Special Topics in Calamity Physics
- First US edition
- Author: Marisha Pessl
- Language: English
- Genre: Murder mystery novel
- Publisher: Viking Press
- Publication date: 2006
- Publication place: United States
- Media type: Print (Hardback & Paperback)
- Pages: 519
- ISBN: 0-670-03777-X
- OCLC: 62755674
- Dewey Decimal: 813/.6 22
- LC Class: PS3616.E825 S67 2006

= Special Topics in Calamity Physics =

2006 novel by Marisha Pessl

Special Topics in Calamity Physics (2006) is the debut novel by American writer Marisha Pessl.

== Background ==
Pessl wrote three drafts of the book, telling Kenyon Review that "each draft took about a year. It wasn’t so much that I was revising Blue’s voice or the language, but that I wanted to make sure the mystery worked perfectly, that all the twists and turns really worked. Writing from the standpoint of an unreliable narrator, you as the author have to know exactly what’s going on at all times. You have to have a really firm handle on what all of the characters are doing, even if your narrator doesn’t understand. That was really the challenge of this book. And it took two or three drafts to figure that out."

The book was first published in August 2006 by Viking Press, a division of Penguin Group, and was a subject of a bidding war that ended in a sale for six figures.

==Plot ==
Blue van Meer is a film-obsessed, erudite teenager. She is the daughter of itinerant and arrogant academic Gareth van Meer, who, after the death of his amateur lepidopteran-catching wife (and Blue's mother), never manages to keep his daughter at a high school for more than a semester due to their constant moving from city to city. During Blue's senior year, however, they settle in the sleepy town of Stockton, North Carolina. She starts to attend the St. Gallway School and befriends a group of popular, rich, and mysterious teenagers called the Bluebloods. The Bluebloods are also close friends with the film-studies teacher at St. Gallway, Hannah Schneider, a perplexing woman, who intrigues Blue. After Schneider dies, seemingly by suicide, Blue is left to determine why.

== Style and format ==

=== Literary references ===
The book is written in the style of the syllabus for an English Literature course and includes references as footnotes. The chapters are named after literary works like Othello, A Portrait of the Artist as a Young Man, Wuthering Heights, and Women in Love.

=== Non-existent literary references ===
While the book is replete with literary and cinematic references, some of these references, like "The Way of the Moth" and "One Night Stand" lead to non-existent sources.

== Critical reaction ==
The book received many positive reviews and was named one of "The 10 Best Books of 2006" by The New York Times.

Veronique de Turenne, reporting for NPR, said that Pessl had "a thrilling and fearless voice. A writing career is launched, like it or not, at warp speed."

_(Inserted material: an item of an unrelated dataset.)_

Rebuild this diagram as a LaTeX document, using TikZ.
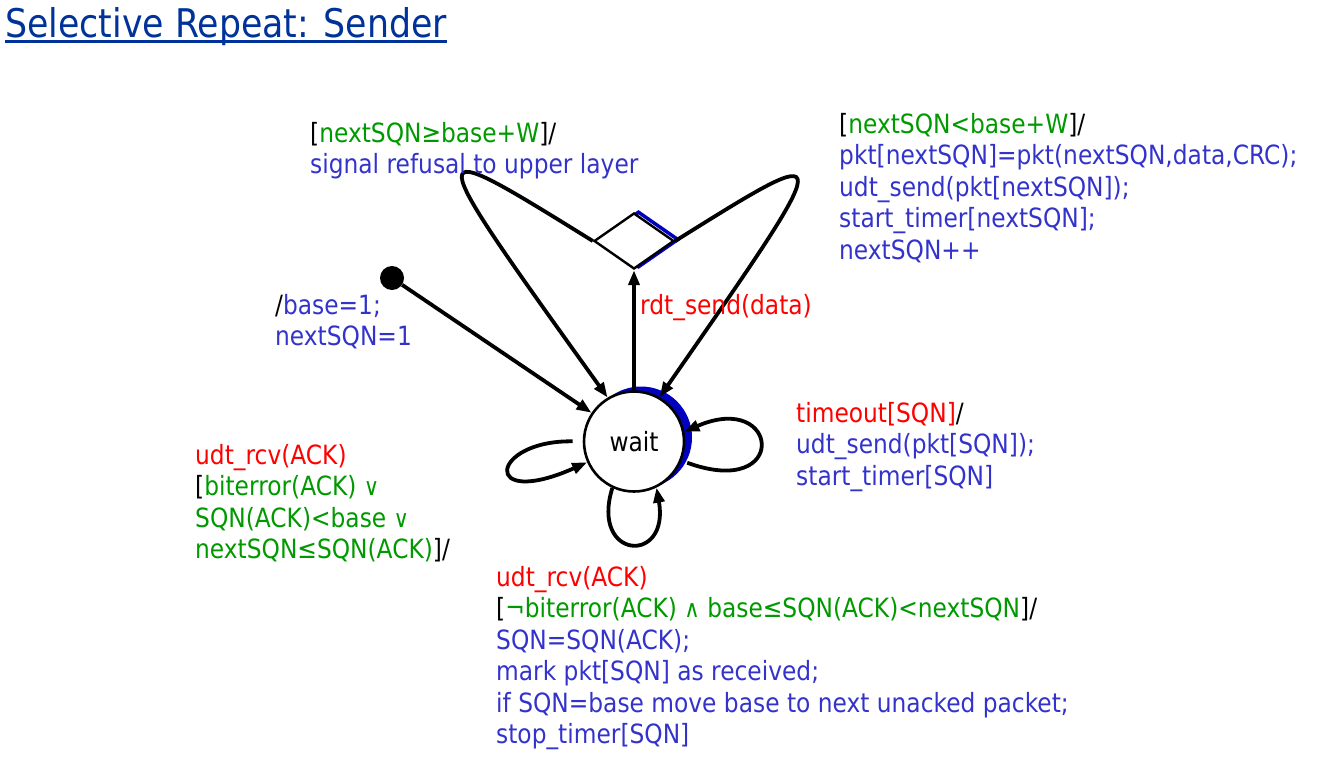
\documentclass[tikz,border=0pt]{standalone}
\usepackage{fontspec}
\setmainfont{DejaVu Sans}[FakeStretch=0.88]
\usetikzlibrary{shapes.geometric,arrows.meta,calc}
\definecolor{evred}{RGB}{255,0,0}
\definecolor{grdgreen}{RGB}{0,153,0}
\definecolor{actblue}{RGB}{51,51,204}
\definecolor{titleblue}{RGB}{0,51,153}
\definecolor{shadeblue}{RGB}{0,0,190}
\newcommand{\ev}[1]{\textcolor{evred}{#1}}
\newcommand{\grd}[1]{\textcolor{grdgreen}{#1}}
\newcommand{\act}[1]{\textcolor{actblue}{#1}}
\newcommand{\orsym}{{\fontsize{24}{24}\selectfont ∨}}
\newcommand{\andsym}{{\fontsize{24}{24}\selectfont ∧}}
\begin{document}
\begin{tikzpicture}[x=1pt,y=-1pt,
  lbl/.style={anchor=base west,align=left,inner sep=0pt,font=\fontsize{26.5}{31.5}\selectfont},
  trans/.style={line width=3.8pt,-{Triangle[length=15pt,width=11pt]}}]
\useasboundingbox (0,0) rectangle (1324,763);
% title
\node[anchor=base west,inner sep=0pt,text=titleblue,font=\fontsize{39.5}{44}\selectfont] (title) at (5,37) {Selective Repeat: Sender};
\draw[titleblue,line width=2.5pt] ([yshift=-4.5pt]title.base west) -- ([yshift=-4.5pt]title.base east);

% states
\fill[shadeblue] (641,437.5) circle (51);
\node[circle,draw,fill=white,line width=2.6pt,minimum size=100pt,inner sep=0pt,font=\fontsize{26.5}{31.5}\selectfont] (wait) at (634,441.5) {wait};
\node[diamond,draw=shadeblue,line width=3.5pt,minimum width=80pt,minimum height=56pt,aspect=1.43,inner sep=0pt] at (638.5,239.5) {};
\node[diamond,draw,fill=white,line width=2.4pt,minimum width=80pt,minimum height=56pt,aspect=1.43,inner sep=0pt] (choice) at (634,241) {};
\node[circle,fill,minimum size=24pt,inner sep=0pt] (init) at (392,278) {};

% transitions
\draw[trans] (init) -- (wait);
\draw[trans] (wait.north) -- (choice.south);
\draw[trans] (choice.west) .. controls (417,132) and (417,132) .. (wait.121);
\draw[trans] (choice.east) .. controls (840,138) and (840,138) .. (wait.60);
\draw[trans,shorten <=6pt] (wait.-22) .. controls (790,500) and (780,390) .. (wait.11);
\draw[trans,shorten <=10pt] (wait.180) .. controls (490,440) and (480,510) .. (wait.-156);
\draw[trans] (wait.-115) .. controls (590,560) and (670,565) .. (wait.-64);

% labels (anchored at the baseline of the last line)
\node[lbl] (refuse) at (310,173.5) {[\grd{nextSQN≥base+W}]/\\\act{signal refusal to upper layer}};
\node[lbl] (accept) at (839,259) {[\grd{nextSQN<base+W}]/\\\act{pkt[nextSQN]=pkt(nextSQN,data,CRC);}\\\act{udt\_send(pkt[nextSQN]);}\\\act{start\_timer[nextSQN];}\\\act{nextSQN++}};
\node[lbl] (initlbl) at (275,345.5) {/\act{base=1;}\\\act{nextSQN=1}};
\node[lbl] (sendlbl) at (640,314) {\ev{rdt\_send(data)}};
\node[lbl] (timeout) at (796,485) {\ev{timeout[SQN]}/\\\act{udt\_send(pkt[SQN]);}\\\act{start\_timer[SQN]}};
\node[lbl] (badack) at (195,558.5) {\ev{udt\_rcv(ACK)}\\{[}\grd{biterror(ACK) \orsym}\\\grd{SQN(ACK)<base \orsym}\\\grd{nextSQN≤SQN(ACK)}]/};
\node[lbl] (goodack) at (496,743.5) {\ev{udt\_rcv(ACK)}\\{[}\grd{¬biterror(ACK) \andsym{} base≤SQN(ACK)<nextSQN}]/\\\act{SQN=SQN(ACK);}\\\act{mark pkt[SQN] as received;}\\\act{if SQN=base move base to next unacked packet;}\\\act{stop\_timer[SQN]}};
\end{tikzpicture}
\end{document}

Some negative reviews, including one in The Guardian, accused the text of being overly stylized and Pessl of having "a tin ear for prose".

== Awards and honors ==
It won the inaugural John Sargent, Sr. First Novel Prize in 2006.

== Film adaptation ==
In 2007, Variety reported that a movie version was in the works, to be produced by Scott Rudin and directed by Anna Boden and Ryan Fleck, the writing-directing team behind Half Nelson, however, as of 2021 the project has never progressed to filming.